First off, you prep your (pre-made and bought, unless you’re fancier than I am) puff pastry, then melt the maple syrup and butter together in a pan:
Then you throw in some sugar and cook up your halved apples…
And finally plop on the puff pastry and bake! Easy peasy. It was good, too – I think the pastry could have been better, but that might have been because I rolled two sheets together, which I think was a mistake. It made it a little heavy, but the maple and caramel flavors, topped with a scoop of vanilla ice cream, were just lovely.
Maple Apple Tarte Tatin
From Bon Appetit, January 2012
As noted, I used grade B maple syrup, and made the mistake of lumping together two sheets of puff pastry, which I think made it a bit tough. I’m also not sure I cooked my caramel enough, as it was a bit liquidy (and spilled all over my Grandma’s stove) when I went to flip the tarte. A little rearranging later, however, it looked lovely, and regardless of my mistakes, tasted delicious.
Yield: 8 Servings
1 14-ounce package all-butter puff pastry (preferably Dufour), thawed in refrigerator
1/4 cup (1/2 stick) unsalted butter, cut into 1″ pieces
1/4 cup pure maple syrup
1/3 cup sugar
5-6 Fuji, Pink Lady, or Honeycrisp apples (about 2 1/2 pounds), peeled, cored, halved (I used Fuji and Honeycrisp)
Vanilla ice cream
- Unfold puff pastry on a lightly floured surface. Using a lightly floured rolling pin, roll into a 12″ square about 1/8″ thick. Using a 12″ plate as a guide, cut out a 12″ round with a sharp paring knife. Transfer pastry round to a baking sheet; cover with plastic wrap and chill until ready to use.

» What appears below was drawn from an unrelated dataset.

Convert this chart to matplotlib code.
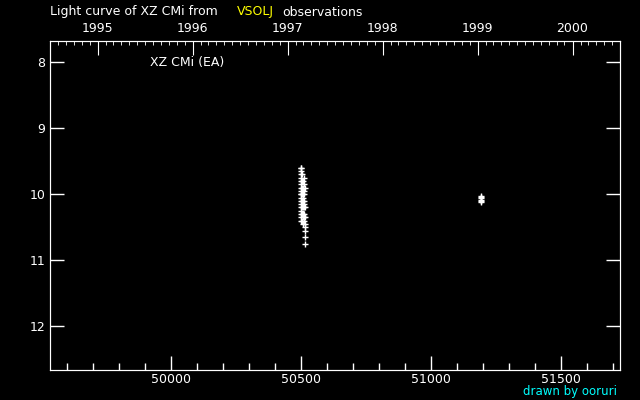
import datetime
import matplotlib
matplotlib.use("Agg")
import matplotlib.pyplot as plt
from matplotlib.ticker import MultipleLocator, FixedLocator

# JD - 2400000 and visual magnitudes (VSOLJ)
jd = [50500, 50500, 50500, 50500, 50500, 50500, 50500, 50500, 50500, 50500,
      50501, 50501, 50501, 50501, 50501, 50501, 50501, 50501, 50501,
      50503, 50503, 50503, 50503, 50503, 50503, 50503, 50503,
      50508, 50508, 50508, 50508, 50508, 50508, 50508, 50508, 50508,
      50512, 50512, 50512, 50512, 50512, 50512, 50512, 50512, 50512, 50512,
      50515, 50515, 50515, 50515, 50515, 50515, 50515, 50515,
      51191, 51191, 51191, 51192, 51192, 51192]
mag = [9.6, 9.7, 9.8, 9.9, 10.0, 10.05, 10.1, 10.2, 10.3, 10.35,
       9.6, 9.65, 9.75, 9.85, 9.95, 10.0, 10.15, 10.25, 10.4,
       9.7, 9.8, 9.9, 10.0, 10.1, 10.2, 10.3, 10.4,
       9.8, 9.9, 10.0, 10.05, 10.1, 10.2, 10.3, 10.35, 10.45,
       9.75, 9.85, 9.95, 10.0, 10.1, 10.15, 10.2, 10.3, 10.35, 10.4,
       9.9, 10.2, 10.35, 10.45, 10.5, 10.55, 10.65, 10.75,
       10.02, 10.06, 10.1, 10.04, 10.08, 10.12]

years = [1995, 1996, 1997, 1998, 1999, 2000]
star = "XZ CMi (EA)"


def to_jd(d):
    return d.toordinal() + 1721424.5 - 2400000


plt.rcParams["font.family"] = "DejaVu Sans"
fig = plt.figure(figsize=(6.4, 4.0), dpi=100, facecolor="black")
ax = fig.add_axes([50 / 640, 30 / 400, 570 / 640, 329 / 400], facecolor="black")

ax.plot(jd, mag, "+", color="white", markersize=4, mew=1)

ax.set_xlim(49535, 51727)
ax.set_ylim(12.66, 7.68)

ax.xaxis.set_major_locator(MultipleLocator(500))
ax.xaxis.set_minor_locator(MultipleLocator(100))
ax.yaxis.set_major_locator(MultipleLocator(1))
ax.tick_params(which="both", direction="in", colors="white", labelsize=9,
               top=False, right=True, width=1)
ax.tick_params(which="major", length=10)
ax.tick_params(which="minor", length=5)
ax.tick_params(axis="x", pad=2)
for s in ax.spines.values():
    s.set_color("white")

# year axis on top
ax2 = ax.twiny()
ax2.set_xlim(ax.get_xlim())
ax2.xaxis.set_major_locator(FixedLocator([to_jd(datetime.date(y, 1, 1)) for y in years]))
ax2.set_xticklabels([str(y) for y in years])
months = [to_jd(datetime.date(y, m, 1)) for y in range(1994, 2001) for m in range(1, 13)]
ax2.xaxis.set_minor_locator(FixedLocator(months))
ax2.tick_params(which="both", direction="in", colors="white", labelsize=9, pad=4)
ax2.tick_params(which="major", length=10)
ax2.tick_params(which="minor", length=3)
for s in ax2.spines.values():
    s.set_color("white")

ax.text(0.175, 0.955, star, transform=ax.transAxes, color="white", fontsize=9,
        ha="left", va="top")

fig.text(50 / 640, 1 - 12 / 400, "Light curve of XZ CMi from", color="white",
         fontsize=9, va="center", ha="left")
fig.text(237 / 640, 1 - 12 / 400, "VSOLJ", color="yellow", fontsize=9,
         va="center", ha="left")
fig.text(282 / 640, 1 - 12 / 400, "observations", color="white", fontsize=9,
         va="center", ha="left")
fig.text(617 / 640, 1 - 391 / 400, "drawn by ooruri", color="cyan", fontsize=8.5,
         va="center", ha="right")

fig.savefig("out.png", dpi=100, facecolor="black")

- Preheat oven to 425°F. Swirl butter and maple syrup in a 12″ heavy ovenproof skillet over medium heat until butter melts. Sprinkle sugar over, evenly coating bottom of skillet. Add apples, cut side down; increase heat to medium-high and cook until sugar melts, occasionally swirling apples in pan, about 5 minutes. Reduce heat to medium and cook, continuing to swirl apples in pan, about 5 minutes longer. Flip apples (rounded side down), and cook, swirling apples occasionally, until syrup is thick and golden brown, 5-10 minutes longer.
- Cover apples with pastry round, tucking in edges of pastry. Bake until pastry is light golden brown, about 10 minutes. Reduce heat to 375°F; bake until pastry is puffed and deep golden, about 20 minutes longer.
- Let tarte Tatin cool for 15 minutes. Invert a serving plate over skillet. Using oven mitts, firmly hold plate and skillet and invert tarte onto plate. Remove skillet; rearrange apples if needed and scrape any caramel in skillet over. Serve warm or at room temperature with ice cream.